Но в России ситуация благоприятствовала заговорщикам, поскольку разговоры о любви к отечеству и патриотизме подогревались безобразиями в снабжении армии и личностью Распутина. Ещё шаг - и возникают вопросы «что делать?» и «с чего начать?».
Уже доказано, что необходимым условием успешного ведения войны является компетентное и централизованное руководство страной. А в России в 1915-1916 годах была бесконечная череда смены министров и генералов. Но это не обязательно зло. Ротация руководителей в ходе войны происходит в любом государстве. Например, во Франции в 1793-1799 годах или в СССР в 1941-1945 годах произошёл «естественный отбор» лучших руководителей и не менее естественный уход некомпетентных. В политическое (и не только в политическое) небытие отправились политические авантюристы, зато пришла целая плеяда талантливых руководителей: Моро, Гош, Жубер, Буанопарте, Жуков, Рокоссовский, Ерёменко и другие.
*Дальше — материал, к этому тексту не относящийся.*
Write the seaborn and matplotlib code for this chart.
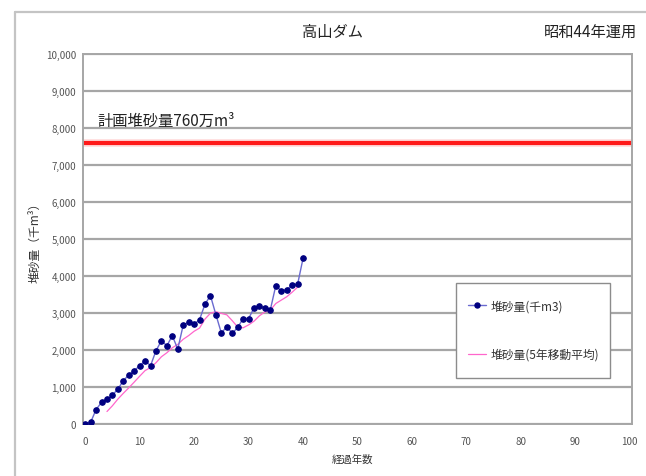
import matplotlib
matplotlib.use("Agg")
import matplotlib.pyplot as plt
import seaborn as sns
import pandas as pd
from matplotlib.ticker import FuncFormatter, MultipleLocator
from matplotlib.lines import Line2D
from matplotlib.patches import Rectangle

# ---- data ----
years = list(range(0, 41))
sediment = [0, 45, 390, 585, 665, 780, 945, 1170, 1325, 1440,
            1575, 1710, 1575, 1980, 2250, 2115, 2385, 2025, 2675, 2750,
            2695, 2820, 3240, 3470, 2955, 2460, 2630, 2450, 2610, 2850,
            2850, 3135, 3180, 3135, 3090, 3740, 3595, 3630, 3755, 3775,
            4475]
ma_years = list(range(4, 40))
ma_values = [337, 493, 673, 829, 977, 1132, 1291, 1444, 1525, 1656,
             1818, 1926, 2061, 2151, 2290, 2390, 2506, 2593, 2836, 2995,
             3036, 2989, 2951, 2793, 2621, 2600, 2678, 2779, 2925, 3030,
             3078, 3256, 3348, 3438, 3562, 3699]
planned = 7600
title = "高山ダム"
subtitle = "昭和44年運用"
plan_label = "計画堆砂量760万m³"
xlabel = "経過年数"
ylabel = "堆砂量（千m³）"
legend_labels = ["堆砂量(千m3)", "堆砂量(5年移動平均)"]
xticks = list(range(0, 101, 10))

sns.set_theme(style="white")
plt.rcParams['font.family'] = ['Noto Sans CJK JP', 'DejaVu Sans']

W, H = 646, 477
fig = plt.figure(figsize=(W / 100, H / 100), dpi=100)
fig.patch.set_facecolor("white")

def fx(px):
    return px / W

def fy(py):
    return 1 - py / H

ax = fig.add_axes([fx(83), fy(425), fx(632) - fx(83), fy(55) - fy(425)])

grid_c = "#a6a6a6"
ax.yaxis.grid(True, color=grid_c, linewidth=1.6)
ax.set_axisbelow(True)

df = pd.DataFrame({"year": years, "value": sediment})
dfm = pd.DataFrame({"year": ma_years, "value": ma_values})

sns.lineplot(data=dfm, x="year", y="value", ax=ax, color="#ff66cc",
             linewidth=0.9, zorder=3)
sns.lineplot(data=df, x="year", y="value", ax=ax, color="#6a6ad0",
             linewidth=1.0, marker="o", markersize=4.0,
             markerfacecolor="#000080", markeredgecolor="#000080", zorder=4)

ax.axhline(planned, color="#ff1a1a", linewidth=3.0, zorder=2)
ax.axhline(planned, color="#ff9999", linewidth=5.5, alpha=0.35, zorder=1)

ax.set_xlim(-0.4, 100.4)
ax.set_ylim(0, 10000)
ax.set_xticks(xticks)
ax.yaxis.set_major_locator(MultipleLocator(1000))
ax.yaxis.set_major_formatter(FuncFormatter(lambda v, p: f"{int(v):,}"))

for s in ax.spines.values():
    s.set_color(grid_c)
    s.set_linewidth(1.4)

ax.tick_params(axis="both", which="major", labelsize=7, colors="#555555",
               length=3, width=0.8, direction="out", pad=2)
ax.tick_params(axis="x", direction="inout", length=4, pad=7)

ax.set_xlabel("")
ax.set_ylabel("")

fig.text(fx(352), fy(460), xlabel, ha="center", va="center",
         fontsize=7.5, color="#333333")
fig.text(fx(35), fy(240), ylabel, ha="center", va="center",
         fontsize=8.5, rotation=90, color="#333333")
fig.text(fx(332), fy(33), title, ha="center", va="center",
         fontsize=11, color="#222222")
fig.text(fx(637), fy(33), subtitle, ha="right", va="center",
         fontsize=11, color="#222222")
fig.text(fx(97), fy(121), plan_label, ha="left", va="center",
         fontsize=11, color="#222222")

# outer frame
fig.add_artist(Line2D([fx(15), fx(15)], [fy(13), 0], color="#c4c4c4", linewidth=1.6))
fig.add_artist(Line2D([fx(15), 1], [fy(13), fy(13)], color="#c4c4c4", linewidth=1.6))

# legend
fig.add_artist(Rectangle((fx(456), fy(379)), fx(610) - fx(456), fy(284) - fy(379),
                         transform=fig.transFigure, facecolor="white",
                         edgecolor="#8c8c8c", linewidth=1.0, zorder=5))
handles = [
    Line2D([], [], color="#6a6ad0", linewidth=1.0, marker="o", markersize=3.6,
           markerfacecolor="#000080", markeredgecolor="#000080"),
    Line2D([], [], color="#ff66cc", linewidth=0.9),
]
leg = fig.legend(handles, legend_labels, loc="center",
                 bbox_to_anchor=(fx(534), fy(331)), frameon=False,
                 fontsize=8.5, handlelength=1.5, handletextpad=0.4,
                 labelspacing=3.0, labelcolor="#333333")
leg.set_zorder(6)

fig.savefig("out.png", dpi=100, facecolor="white")
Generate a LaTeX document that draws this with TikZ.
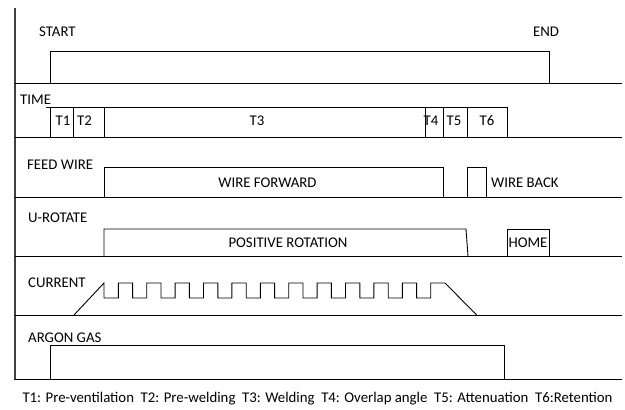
\documentclass[tikz,border=0pt]{standalone}
\usepackage{fontspec}
\setmainfont{Carlito}
\usepackage{tikz}

\begin{document}
\begin{tikzpicture}[x=1pt, y=-1pt,
    lbl/.style={font=\fontsize{14.8}{17}\selectfont, inner sep=0pt},
    sig/.style={line width=0.9pt},
    axis/.style={line width=1.2pt, black!75}
  ]
  \useasboundingbox (0,0) rectangle (625,410);
  % axis
  \draw[axis] (15,8) -- (15,380);

  % Start / End
  \node[lbl, anchor=west] (start) at (39,32) {START};
  \node[lbl, anchor=west] (end) at (533,32) {END};
  \draw[sig] (15,83) -- (622,83);
  \draw[sig] (50,83) -- (50,51) -- (549,51) -- (549,83);

  % Time
  \node[lbl, anchor=west] (time) at (20,100) {TIME};
  \draw[sig] (15,137) -- (622,137);
  \draw[sig] (46,107) -- (507,107) -- (507,137);
  \foreach \x in {50,73,104,425,443,467}
    \draw[sig] (\x,107) -- (\x,137);
  \node[lbl] (t1) at (63,121) {T1};
  \node[lbl] (t2) at (84.5,121) {T2};
  \node[lbl] (t3) at (257,121) {T3};
  \node[lbl] (t4) at (431,121) {T4};
  \node[lbl] (t5) at (454,121) {T5};
  \node[lbl] (t6) at (487,121) {T6};

  % Feed wire
  \node[lbl, anchor=west] (feed) at (27,165) {FEED WIRE};
  \draw[sig] (15,197) -- (622,197);
  \draw[sig] (104,197) -- (104,167) -- (443,167) -- (443,197);
  \draw[sig] (467,197) -- (467,167) -- (486,167) -- (486,197);
  \node[lbl] (fwd) at (267.5,183) {WIRE FORWARD};
  \node[lbl, anchor=west] (back) at (491,183) {WIRE BACK};

  % U-rotate
  \node[lbl, anchor=west] (urot) at (28,218) {U-ROTATE};
  \draw[sig] (15,256) -- (622,256);
  \draw[sig] (104,256) -- (104,229) -- (466,229) -- (468,256);
  \draw[sig] (507,256) -- (507,229) -- (549,229) -- (549,256);
  \node[lbl] (pos) at (288,243) {POSITIVE ROTATION};
  \node[lbl] (home) at (528,243) {HOME};

  % Current
  \node[lbl, anchor=west] (cur) at (28,283) {CURRENT};
  \draw[sig] (15,315) -- (622,315);
  \draw[sig] (74,315) -- (104,283) -- (104,298)
    foreach \k in {0,...,10} {
      -- ({118.3+28.4*\k},298) -- ({118.3+28.4*\k},283)
      -- ({132.6+28.4*\k},283) -- ({132.6+28.4*\k},298)
    }
    -- (430.7,298) -- (430.7,283) -- (445,283) -- (476.7,315);

  % Argon gas
  \node[lbl, anchor=west] (gas) at (28,338) {ARGON GAS};
  \draw[sig] (15,379) -- (622,379);
  \draw[sig] (50.7,379) -- (50.7,345) -- (504.3,345) -- (504.3,379);

  % legend
  \node[lbl] (key) at (317.5,399)
    {T1: Pre-ventilation~ T2: Pre-welding~ T3: Welding~ T4: Overlap angle~ T5: Attenuation~ T6:Retention};
\end{tikzpicture}
\end{document}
При Николае II происходило обратное: руководящие посты занимали всё менее компетентные и всё более старые министры (многим давно перевалило за 70). Могли ли их всерьёз воспринимать генералы? В 1914-1915 годах недовольные высказывались шёпотом, а в 1916 году - уже во весь голос.
Генерал Михаил Алексеев (фактический главнокомандующий армией) как-то обратился к царю с требованием назначить диктатора, то есть лицо, ответственное за снабжение армии и облечённое чрезвычайными полномочиями. Николай же категорически был против любых людей, облечённых реальными полномочиями, - он смертельно боялся каждого, кто мог посягнуть хоть на крупинку самодержавной власти. Он боялся Витте, Столыпина, великого князя Николая Николаевича, не давал православной церкви патриарха. Так какие же могли быть разговоры о военном диктаторе?
...Идёт война, а царь, находясь в Ставке в Могилёве, принципиально не читает газет. Из письма царице от 17 декабря 1916 года: «Ведь я здесь газет не читаю». А чем тогда занимается? Ответ в царском дневнике за декабрь 1916 года: ежедневные прогулки «по Архиерейскому саду на 5 и более вёрст», «игры на санках», кинематограф, час с дядей Павлом и т.п. Из письма Николая II жене от 24 февраля 1917 года: «Мой мозг отдыхает здесь [это в Ставке-то! - Авт.] - ни министров, ни хлопотливых вопросов, требующих обдумывания. Я считаю, что это мне полезно, но только для мозга. Сердце страдает от разлуки».
А вот письмо к царице от 17 декабря 1916 года: «Как ты можешь думать, что генералы на военном совете станут обсуждать политические вопросы? Послушал бы я, как кто-нибудь из них затронул бы такую тему в моём присутствии!» Так что господам генералам приходилось «обсуждать политические вопросы» с прибывавшими в армию масонами-думцами, народными головами, земгусарами и т.д.
Бомба для императора
За два месяца до Февральской революции генерал-лейтенант А.М. Крымов в частном разговоре с депутатами Думы о положении на фронте заявил: «Настроение в армии такое, что все с радостью будут приветствовать известие о перевороте. Переворот неизбежен, и это на фронте чувствуют. Время терять нельзя…»
И не теряли. По сути дела, Николай II уже был обречён. Рассматривались два варианта, и оба для своего времени оригинальные: или сбросить бомбу на императорский автомобиль, или спикировать на него методом «камикадзе». Подробности появились в книге А.Ф. Керенского «Россия на историческом повороте». Как выяснилось, одну из версий «авиационного варианта» предложил лётчик-истребитель капитан Николай Костенко - выпускник Николаевского инженерного училища, зачисленный в состав Брест-Литовского воздухоплавательного отделения.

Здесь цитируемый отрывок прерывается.